▶ _YOUR INSTRUCTIONS_: All of the data needs to be repeated exactly.

## Start DATA RECORDS

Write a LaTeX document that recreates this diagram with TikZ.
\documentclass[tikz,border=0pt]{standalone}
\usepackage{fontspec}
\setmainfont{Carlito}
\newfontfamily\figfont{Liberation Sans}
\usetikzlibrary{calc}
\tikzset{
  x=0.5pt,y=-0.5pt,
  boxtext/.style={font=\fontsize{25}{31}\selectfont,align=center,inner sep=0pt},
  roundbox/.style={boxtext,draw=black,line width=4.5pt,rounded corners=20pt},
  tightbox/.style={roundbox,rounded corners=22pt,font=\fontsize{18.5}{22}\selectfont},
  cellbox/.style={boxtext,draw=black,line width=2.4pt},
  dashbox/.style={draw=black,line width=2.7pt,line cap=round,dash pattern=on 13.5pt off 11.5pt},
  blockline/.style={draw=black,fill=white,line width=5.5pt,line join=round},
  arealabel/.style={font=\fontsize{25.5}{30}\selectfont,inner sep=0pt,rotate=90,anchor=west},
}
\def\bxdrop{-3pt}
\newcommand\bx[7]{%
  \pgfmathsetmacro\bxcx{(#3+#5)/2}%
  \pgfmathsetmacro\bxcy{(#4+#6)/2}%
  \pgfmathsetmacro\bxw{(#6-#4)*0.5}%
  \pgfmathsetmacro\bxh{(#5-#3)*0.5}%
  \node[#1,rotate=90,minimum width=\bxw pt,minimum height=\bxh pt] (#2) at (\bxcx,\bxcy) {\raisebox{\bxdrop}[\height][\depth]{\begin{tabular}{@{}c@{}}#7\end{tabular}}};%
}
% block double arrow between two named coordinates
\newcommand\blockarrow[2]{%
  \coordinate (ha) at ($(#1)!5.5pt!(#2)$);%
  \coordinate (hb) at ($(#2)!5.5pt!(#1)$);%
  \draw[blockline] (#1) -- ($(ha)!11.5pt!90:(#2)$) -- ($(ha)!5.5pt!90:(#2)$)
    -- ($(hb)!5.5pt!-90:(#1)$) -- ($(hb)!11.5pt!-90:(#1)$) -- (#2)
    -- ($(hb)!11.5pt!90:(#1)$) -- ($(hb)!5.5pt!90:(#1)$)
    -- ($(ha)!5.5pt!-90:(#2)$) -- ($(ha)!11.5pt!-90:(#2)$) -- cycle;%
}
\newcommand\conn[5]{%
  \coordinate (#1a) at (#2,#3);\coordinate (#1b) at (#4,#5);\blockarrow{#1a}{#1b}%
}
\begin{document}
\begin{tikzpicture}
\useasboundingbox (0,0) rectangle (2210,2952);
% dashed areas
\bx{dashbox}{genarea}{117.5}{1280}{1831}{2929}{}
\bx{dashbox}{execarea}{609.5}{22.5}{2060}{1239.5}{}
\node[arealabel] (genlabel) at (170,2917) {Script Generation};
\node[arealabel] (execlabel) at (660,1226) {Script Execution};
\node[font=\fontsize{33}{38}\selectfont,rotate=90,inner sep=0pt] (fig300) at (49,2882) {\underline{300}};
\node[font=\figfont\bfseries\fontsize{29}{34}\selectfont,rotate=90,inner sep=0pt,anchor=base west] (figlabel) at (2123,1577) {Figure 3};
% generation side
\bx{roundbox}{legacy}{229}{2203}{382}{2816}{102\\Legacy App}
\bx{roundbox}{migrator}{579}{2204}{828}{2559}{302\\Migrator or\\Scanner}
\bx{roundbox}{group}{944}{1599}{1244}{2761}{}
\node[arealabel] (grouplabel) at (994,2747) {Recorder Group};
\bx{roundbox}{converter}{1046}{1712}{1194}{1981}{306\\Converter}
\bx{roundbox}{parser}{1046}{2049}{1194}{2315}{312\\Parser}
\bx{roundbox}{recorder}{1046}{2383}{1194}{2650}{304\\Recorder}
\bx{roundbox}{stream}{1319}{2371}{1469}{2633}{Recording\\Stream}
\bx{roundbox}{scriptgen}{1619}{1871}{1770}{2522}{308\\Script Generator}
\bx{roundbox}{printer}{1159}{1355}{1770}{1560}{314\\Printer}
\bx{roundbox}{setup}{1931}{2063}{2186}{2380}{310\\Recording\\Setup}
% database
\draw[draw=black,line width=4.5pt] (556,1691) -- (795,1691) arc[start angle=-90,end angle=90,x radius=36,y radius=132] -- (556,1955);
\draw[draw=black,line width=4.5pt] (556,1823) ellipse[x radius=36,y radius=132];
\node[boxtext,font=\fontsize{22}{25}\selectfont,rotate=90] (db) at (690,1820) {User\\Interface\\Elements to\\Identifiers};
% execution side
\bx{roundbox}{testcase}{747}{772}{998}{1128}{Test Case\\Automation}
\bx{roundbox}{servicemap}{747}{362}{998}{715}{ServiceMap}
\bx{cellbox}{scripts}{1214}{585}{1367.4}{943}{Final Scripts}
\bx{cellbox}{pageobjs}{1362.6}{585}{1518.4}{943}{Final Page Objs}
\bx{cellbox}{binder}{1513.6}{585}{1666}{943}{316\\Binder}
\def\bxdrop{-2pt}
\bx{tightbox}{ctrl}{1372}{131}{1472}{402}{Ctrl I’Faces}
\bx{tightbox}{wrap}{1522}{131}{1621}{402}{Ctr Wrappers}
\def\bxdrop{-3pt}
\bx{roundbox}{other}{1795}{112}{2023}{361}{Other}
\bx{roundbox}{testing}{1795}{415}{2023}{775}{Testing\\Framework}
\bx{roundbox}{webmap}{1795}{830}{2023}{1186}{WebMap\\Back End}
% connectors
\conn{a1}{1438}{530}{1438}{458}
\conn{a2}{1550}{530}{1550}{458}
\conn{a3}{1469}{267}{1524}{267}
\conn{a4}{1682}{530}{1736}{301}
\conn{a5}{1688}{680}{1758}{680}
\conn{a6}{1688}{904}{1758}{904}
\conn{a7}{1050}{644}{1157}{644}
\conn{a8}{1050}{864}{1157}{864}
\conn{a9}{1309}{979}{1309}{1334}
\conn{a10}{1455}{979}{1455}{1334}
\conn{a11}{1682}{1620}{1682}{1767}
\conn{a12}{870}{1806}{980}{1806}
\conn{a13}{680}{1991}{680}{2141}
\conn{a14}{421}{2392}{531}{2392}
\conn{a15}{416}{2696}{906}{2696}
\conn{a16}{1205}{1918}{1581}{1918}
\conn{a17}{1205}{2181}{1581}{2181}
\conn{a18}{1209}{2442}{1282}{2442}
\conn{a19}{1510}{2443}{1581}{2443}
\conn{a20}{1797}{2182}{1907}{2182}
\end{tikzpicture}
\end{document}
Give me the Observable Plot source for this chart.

## End DATA RECORDS

▶ _FINAL RESULT_:
Write a LaTeX document that recreates this diagram with TikZ.
\documentclass[tikz,border=0pt]{standalone}
\usepackage{fontspec}
\setmainfont{Carlito}
\newfontfamily\figfont{Liberation Sans}
\usetikzlibrary{calc}
\tikzset{
  x=0.5pt,y=-0.5pt,
  boxtext/.style={font=\fontsize{25}{31}\selectfont,align=center,inner sep=0pt},
  roundbox/.style={boxtext,draw=black,line width=4.5pt,rounded corners=20pt},
  tightbox/.style={roundbox,rounded corners=22pt,font=\fontsize{18.5}{22}\selectfont},
  cellbox/.style={boxtext,draw=black,line width=2.4pt},
  dashbox/.style={draw=black,line width=2.7pt,line cap=round,dash pattern=on 13.5pt off 11.5pt},
  blockline/.style={draw=black,fill=white,line width=5.5pt,line join=round},
  arealabel/.style={font=\fontsize{25.5}{30}\selectfont,inner sep=0pt,rotate=90,anchor=west},
}
\def\bxdrop{-3pt}
\newcommand\bx[7]{%
  \pgfmathsetmacro\bxcx{(#3+#5)/2}%
  \pgfmathsetmacro\bxcy{(#4+#6)/2}%
  \pgfmathsetmacro\bxw{(#6-#4)*0.5}%
  \pgfmathsetmacro\bxh{(#5-#3)*0.5}%
  \node[#1,rotate=90,minimum width=\bxw pt,minimum height=\bxh pt] (#2) at (\bxcx,\bxcy) {\raisebox{\bxdrop}[\height][\depth]{\begin{tabular}{@{}c@{}}#7\end{tabular}}};%
}
% block double arrow between two named coordinates
\newcommand\blockarrow[2]{%
  \coordinate (ha) at ($(#1)!5.5pt!(#2)$);%
  \coordinate (hb) at ($(#2)!5.5pt!(#1)$);%
  \draw[blockline] (#1) -- ($(ha)!11.5pt!90:(#2)$) -- ($(ha)!5.5pt!90:(#2)$)
    -- ($(hb)!5.5pt!-90:(#1)$) -- ($(hb)!11.5pt!-90:(#1)$) -- (#2)
    -- ($(hb)!11.5pt!90:(#1)$) -- ($(hb)!5.5pt!90:(#1)$)
    -- ($(ha)!5.5pt!-90:(#2)$) -- ($(ha)!11.5pt!-90:(#2)$) -- cycle;%
}
\newcommand\conn[5]{%
  \coordinate (#1a) at (#2,#3);\coordinate (#1b) at (#4,#5);\blockarrow{#1a}{#1b}%
}
\begin{document}
\begin{tikzpicture}
\useasboundingbox (0,0) rectangle (2210,2952);
% dashed areas
\bx{dashbox}{genarea}{117.5}{1280}{1831}{2929}{}
\bx{dashbox}{execarea}{609.5}{22.5}{2060}{1239.5}{}
\node[arealabel] (genlabel) at (170,2917) {Script Generation};
\node[arealabel] (execlabel) at (660,1226) {Script Execution};
\node[font=\fontsize{33}{38}\selectfont,rotate=90,inner sep=0pt] (fig300) at (49,2882) {\underline{300}};
\node[font=\figfont\bfseries\fontsize{29}{34}\selectfont,rotate=90,inner sep=0pt,anchor=base west] (figlabel) at (2123,1577) {Figure 3};
% generation side
\bx{roundbox}{legacy}{229}{2203}{382}{2816}{102\\Legacy App}
\bx{roundbox}{migrator}{579}{2204}{828}{2559}{302\\Migrator or\\Scanner}
\bx{roundbox}{group}{944}{1599}{1244}{2761}{}
\node[arealabel] (grouplabel) at (994,2747) {Recorder Group};
\bx{roundbox}{converter}{1046}{1712}{1194}{1981}{306\\Converter}
\bx{roundbox}{parser}{1046}{2049}{1194}{2315}{312\\Parser}
\bx{roundbox}{recorder}{1046}{2383}{1194}{2650}{304\\Recorder}
\bx{roundbox}{stream}{1319}{2371}{1469}{2633}{Recording\\Stream}
\bx{roundbox}{scriptgen}{1619}{1871}{1770}{2522}{308\\Script Generator}
\bx{roundbox}{printer}{1159}{1355}{1770}{1560}{314\\Printer}
\bx{roundbox}{setup}{1931}{2063}{2186}{2380}{310\\Recording\\Setup}
% database
\draw[draw=black,line width=4.5pt] (556,1691) -- (795,1691) arc[start angle=-90,end angle=90,x radius=36,y radius=132] -- (556,1955);
\draw[draw=black,line width=4.5pt] (556,1823) ellipse[x radius=36,y radius=132];
\node[boxtext,font=\fontsize{22}{25}\selectfont,rotate=90] (db) at (690,1820) {User\\Interface\\Elements to\\Identifiers};
% execution side
\bx{roundbox}{testcase}{747}{772}{998}{1128}{Test Case\\Automation}
\bx{roundbox}{servicemap}{747}{362}{998}{715}{ServiceMap}
\bx{cellbox}{scripts}{1214}{585}{1367.4}{943}{Final Scripts}
\bx{cellbox}{pageobjs}{1362.6}{585}{1518.4}{943}{Final Page Objs}
\bx{cellbox}{binder}{1513.6}{585}{1666}{943}{316\\Binder}
\def\bxdrop{-2pt}
\bx{tightbox}{ctrl}{1372}{131}{1472}{402}{Ctrl I’Faces}
\bx{tightbox}{wrap}{1522}{131}{1621}{402}{Ctr Wrappers}
\def\bxdrop{-3pt}
\bx{roundbox}{other}{1795}{112}{2023}{361}{Other}
\bx{roundbox}{testing}{1795}{415}{2023}{775}{Testing\\Framework}
\bx{roundbox}{webmap}{1795}{830}{2023}{1186}{WebMap\\Back End}
% connectors
\conn{a1}{1438}{530}{1438}{458}
\conn{a2}{1550}{530}{1550}{458}
\conn{a3}{1469}{267}{1524}{267}
\conn{a4}{1682}{530}{1736}{301}
\conn{a5}{1688}{680}{1758}{680}
\conn{a6}{1688}{904}{1758}{904}
\conn{a7}{1050}{644}{1157}{644}
\conn{a8}{1050}{864}{1157}{864}
\conn{a9}{1309}{979}{1309}{1334}
\conn{a10}{1455}{979}{1455}{1334}
\conn{a11}{1682}{1620}{1682}{1767}
\conn{a12}{870}{1806}{980}{1806}
\conn{a13}{680}{1991}{680}{2141}
\conn{a14}{421}{2392}{531}{2392}
\conn{a15}{416}{2696}{906}{2696}
\conn{a16}{1205}{1918}{1581}{1918}
\conn{a17}{1205}{2181}{1581}{2181}
\conn{a18}{1209}{2442}{1282}{2442}
\conn{a19}{1510}{2443}{1581}{2443}
\conn{a20}{1797}{2182}{1907}{2182}
\end{tikzpicture}
\end{document}
Give me the Observable Plot source for this chart.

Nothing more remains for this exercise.